13 Luglio 2025

Sigfrido Ranucci vale più degli altri dipendenti RAI?

di Angelica La Rosa 

“DURA LEX, SED LEX” ANCHE PER SIGFRIDO RANUCCI O NO?

Nel polverone mediatico sollevato dal presunto procedimento disciplinare a carico di Sigfrido Ranucci, una cosa è certa: la legge, per quanto possa sembrare severa, vale per tutti. Anche per i più noti, per i più amati, per i simboli del giornalismo d’inchiesta. È il principio latino del dura lex, sed lex: la legge è dura, ma è pur sempre la legge. E in un’azienda pubblica come la Rai, non è un principio negoziabile.

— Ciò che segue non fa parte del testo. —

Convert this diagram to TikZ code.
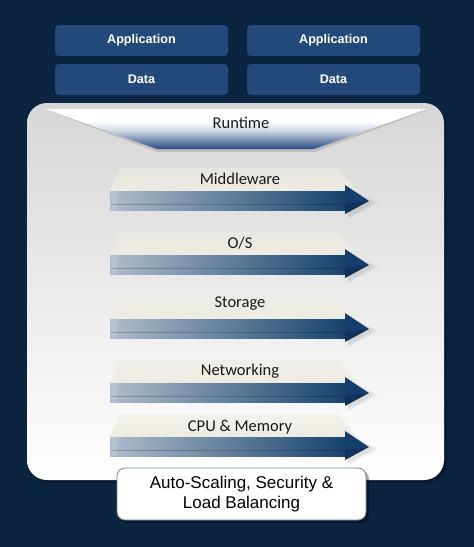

È lo stesso comunicato dell’azienda a chiarire che non vi è stata alcuna sanzione disciplinare. Nessuna punizione. Soltanto il richiamo – doveroso – alle regole interne in materia di rapporti con altri organi d’informazione.

Ranucci non è stato “colpito” né “censurato”, come gridano in coro alcuni commentatori sinistrorsi. Gli è stato semplicemente ricordato ciò che ogni giornalista Rai sa bene: le comparsate su emittenti concorrenti o le interviste su temi sensibili richiedono una preventiva autorizzazione. E questo non per zittire, ma per tutelare l’identità e la credibilità del servizio pubblico.

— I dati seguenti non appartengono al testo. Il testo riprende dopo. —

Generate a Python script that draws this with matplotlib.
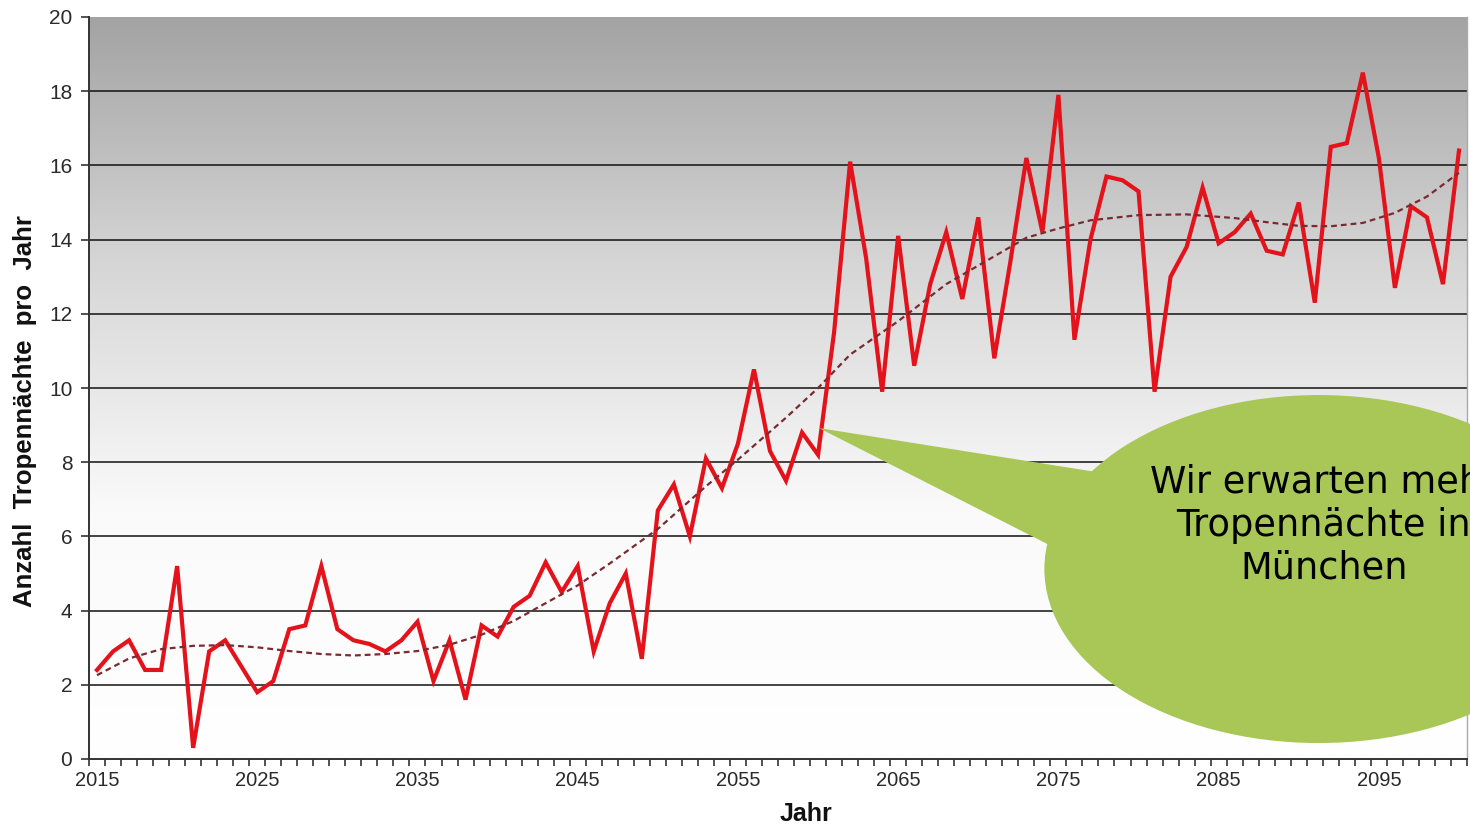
import numpy as np
import matplotlib
matplotlib.use("Agg")
import matplotlib.pyplot as plt
from matplotlib.patches import Ellipse, Polygon
from matplotlib.colors import LinearSegmentedColormap

years = list(range(2015, 2101))
tropennaechte = [
    2.4, 2.9, 3.2, 2.4, 2.4, 5.2, 0.3, 2.9, 3.2, 2.5,   # 2015-2024
    1.8, 2.1, 3.5, 3.6, 5.2, 3.5, 3.2, 3.1, 2.9, 3.2,   # 2025-2034
    3.7, 2.1, 3.2, 1.6, 3.6, 3.3, 4.1, 4.4, 5.3, 4.5,   # 2035-2044
    5.2, 2.9, 4.2, 5.0, 2.7, 6.7, 7.4, 6.0, 8.1, 7.3,   # 2045-2054
    8.5, 10.5, 8.3, 7.5, 8.8, 8.2, 11.5, 16.1, 13.5, 9.9,  # 2055-2064
    14.1, 10.6, 12.8, 14.2, 12.4, 14.6, 10.8, 13.4, 16.2, 14.2,  # 2065-2074
    17.9, 11.3, 14.0, 15.7, 15.6, 15.3, 9.9, 13.0, 13.8, 15.4,  # 2075-2084
    13.9, 14.2, 14.7, 13.7, 13.6, 15.0, 12.3, 16.5, 16.6, 18.5,  # 2085-2094
    16.2, 12.7, 14.9, 14.6, 12.8, 16.4,                   # 2095-2100
]
# trend line (polynomial trend of the original chart)
trend_years = [2015, 2017, 2019, 2021, 2023, 2025, 2027, 2029, 2031, 2033,
               2035, 2037, 2039, 2041, 2043, 2045, 2047, 2050, 2053, 2055,
               2058, 2060, 2062, 2065, 2068, 2070, 2073, 2075, 2077, 2080,
               2083, 2086, 2088, 2090, 2092, 2094, 2096, 2098, 2100]
trend_values = [2.26, 2.71, 2.96, 3.05, 3.07, 3.01, 2.91, 2.83, 2.79, 2.83,
                2.91, 3.08, 3.35, 3.72, 4.20, 4.68, 5.27, 6.20, 7.35, 8.07,
                9.20, 10.00, 10.90, 11.80, 12.80, 13.30, 14.05, 14.30, 14.52, 14.66,
                14.68, 14.58, 14.47, 14.37, 14.36, 14.45, 14.72, 15.16, 15.80]
label_years = [2015, 2025, 2035, 2045, 2055, 2065, 2075, 2085, 2095]
y_ticks = [0, 2, 4, 6, 8, 10, 12, 14, 16, 18, 20]
callout_text = "Wir erwarten mehr\nTropennächte in\nMünchen"
y_label = "Anzahl  Tropennächte  pro  Jahr"
x_label = "Jahr"

W, H = 1470, 826
fig = plt.figure(figsize=(W / 100, H / 100), dpi=100)
fig.patch.set_facecolor("white")
ax = fig.add_axes([89 / W, 1 - 759 / H, (1467 - 89) / W, (759 - 17) / H])

idx = np.arange(len(years))
ax.set_xlim(-0.5, len(years) - 0.5)
ax.set_ylim(0, 20)

# gradient background
grad = np.linspace(0, 1, 256).reshape(-1, 1)
cmap = LinearSegmentedColormap.from_list("g", ["#ffffff", "#fafafa", "#d6d6d6", "#a3a3a3"], N=256)
ax.imshow(grad, aspect="auto", cmap=cmap, origin="lower",
          extent=[-0.5, len(years) - 0.5, 0, 20], zorder=0, interpolation="bicubic")

# grid lines
for yv in y_ticks[1:-1]:
    ax.axhline(yv, color="#111111", lw=1.1, zorder=1)

# data
ax.plot(idx, tropennaechte, color="#e3121b", lw=3.0, zorder=3, solid_joinstyle="miter")

# trend line
trend_idx = [years.index(y) for y in trend_years]
ax.plot(trend_idx, trend_values, color="#7a2a30", lw=1.6, dashes=(2.6, 1.8), zorder=4)

# axes styling
ax.spines["top"].set_visible(False)
ax.spines["right"].set_color("#aaaaaa")
ax.spines["right"].set_linewidth(1.0)
ax.spines["left"].set_color("#333333")
ax.spines["bottom"].set_color("#333333")
ax.spines["left"].set_linewidth(1.4)
ax.spines["bottom"].set_linewidth(1.4)

ax.set_xticks(np.arange(-0.5, len(years), 1.0))
ax.set_xticklabels([])
ax.tick_params(axis="x", which="major", length=5, width=1.2, color="#333333", direction="out")
lab_pos = [years.index(y) for y in label_years]
ax.set_xticks(lab_pos, minor=True)
ax.set_xticklabels([str(y) for y in label_years], minor=True,
                   fontsize=14.5, family="Liberation Sans", color="#2a2a2a")
ax.tick_params(axis="x", which="minor", length=0, pad=9)

ax.set_yticks(y_ticks)
ax.set_yticklabels([str(v) for v in y_ticks], fontsize=15, family="Liberation Sans", color="#2a2a2a")
ax.tick_params(axis="y", length=6, width=1.2, color="#333333", direction="out", pad=6)

fig.text(25 / W, 1 - 411 / H, y_label, rotation=90, ha="center", va="center",
         fontsize=18.5, fontweight="bold", family="Liberation Sans", color="#111111")
fig.text(806 / W, 1 - 814 / H, x_label, ha="center", va="center",
         fontsize=18, fontweight="bold", family="Liberation Sans", color="#111111")

# callout bubble (in data coordinates of the axes, not clipped; cut by the figure edge like the original)
green = "#a8c757"
ell = Ellipse((76.25, 5.12), 34.25, 9.38, facecolor=green, edgecolor="none",
              zorder=10, clip_on=False)
ax.add_patch(ell)
tail = Polygon([[45.06, 8.92], [62.9, 7.7], [60.2, 5.6]], closed=True,
               facecolor=green, edgecolor="none", zorder=10, clip_on=False)
ax.add_patch(tail)
ax.text(76.56, 6.3, callout_text, ha="center", va="center", fontsize=26.5,
        family="DejaVu Sans", color="black", linespacing=1.2, zorder=11, clip_on=False)

fig.savefig("out.png", dpi=100)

Non è questione di imbavagliare l’articolo 21 della Costituzione – che garantisce la libertà di espressione – ma di rispettare il contratto professionale che ogni dipendente Rai firma. Ranucci non è un battitore libero. È vicedirettore ad personam, con responsabilità elevate e visibilità pubblica. Difendere Report e presentare il proprio libro sono azioni legittime, ma se svolte nello spazio mediatico, devono attenersi alle regole comuni.

La narrazione eroica dell’“intimidazione” e della “censura” fa comodo a chi vuole dipingere una Rai sotto assedio. Ma non regge. La stessa lettera pubblicata da Ranucci sui social – atto singolare per chi denuncia interferenze e poi le mette in piazza – è una conferma: l’azienda ha agito nella piena trasparenza e nel rispetto delle forme.

Chi invoca l’Europa e il Media Freedom Act dovrebbe ricordare che autonomia editoriale non equivale a anarchia aziendale. La libertà di stampa è sacra, ma richiede anche rigore. In un contesto già teso, con l’informazione spesso polarizzata, alimentare lo scontro istituzionale non serve a nessuno. Né alla Rai, né al giornalismo italiano.

Sigfrido Ranucci è un professionista stimato, ma non è al di sopra delle regole. E se davvero, come afferma con fierezza, è pronto ad “accettare con orgoglio” eventuali richiami per aver difeso la libertà di stampa, dovrebbe allora accettare anche con serenità il principio che la legge è uguale per tutti. Anche per lui.

Perché la coerenza, come il giornalismo, si misura nei dettagli. E nella lealtà verso le istituzioni che si dice di voler servire.